Forensic Architecture has publicly released an investigation into the police killing of Mark Duggan for the first time. Duggan’s death in 2011 resulted in widespread protest and rioting throughout London in which five people died and more than 3000 were arrested.
Lawyers acting for Duggan’s family commissioned Forensic Architecture to investigate in 2018, following their unsuccessful 2017 appeal against the inquest verdict that he was killed lawfully.
On 4 August 2011, Duggan was shot by an officer from the Metropolitan Police’s firearms division having been under investigation by Operation Trident, a subdivision of the Met specialising in gun crime. Prior to his death Duggan had reportedly picked up a gun from a contact and was travelling in a minicab when police pulled him over.
The officer who opened fire later told investigators that he saw Duggan holding a gun and felt his life to be in danger. But the weapon was recovered from the ground seven metres away from where he had been shot, over a set of railings, away from his body. No officers reported that Duggan had thrown the gun. An inquest in 2014 ruled the killing lawful, although it concluded that Duggan did not have the weapon in hand when encountering the police officers. In 2015, the IPCC found that Duggan was probably in the process of disposing of the firearm when he was shot.
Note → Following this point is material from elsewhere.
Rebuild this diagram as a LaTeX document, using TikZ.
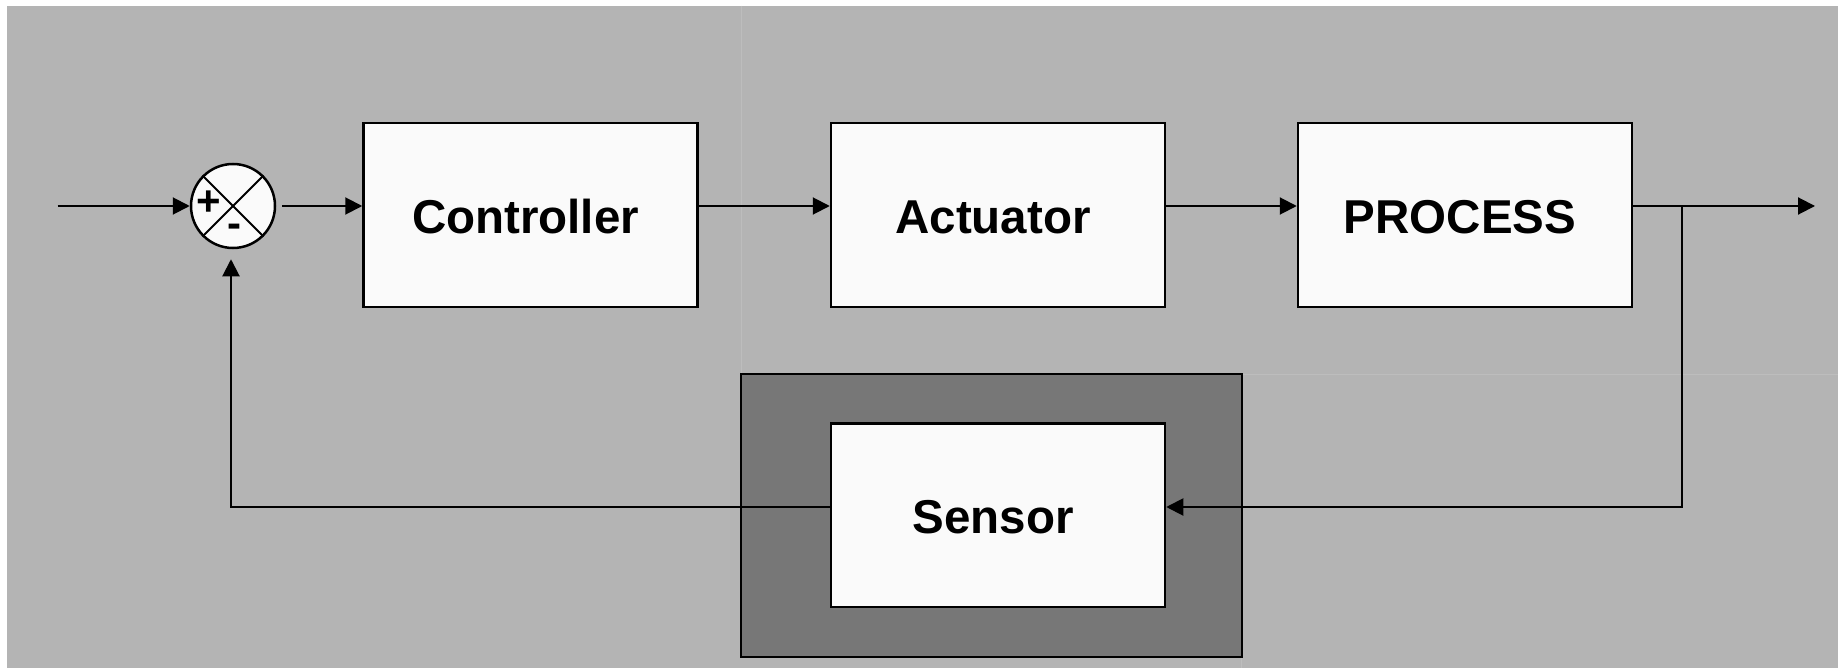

The London-based, Turner Prize-nominated, investigations group used 3D and VR modelling of the incident, which they claim demonstrate that either Duggan had already thrown the gun away when he was shot (which Forensic Architecture says officers would not have failed to see), and was therefore not a threat to life, or that the gun was moved by police after his death. The practice then mapped officer movements after the incident using witness video footage, identifying gaps which suggest that the latter scenario cannot be ruled out with the current available evidence.
The release of Forensic Architecture’s investigation into the death of Duggan, who was black, comes as the killing of George Floyd by American police has sparked anti-racist protests globally, including a demonstration by thousands this past weekend in London.
Forensic Architecture, which is a collective of artists, architects, journalists and investigators based at Goldsmiths College, University of London and headed by Eyal Weizman, was nominated for the Turner Prize in 2018 and have been the subect of countless museum shows internationally.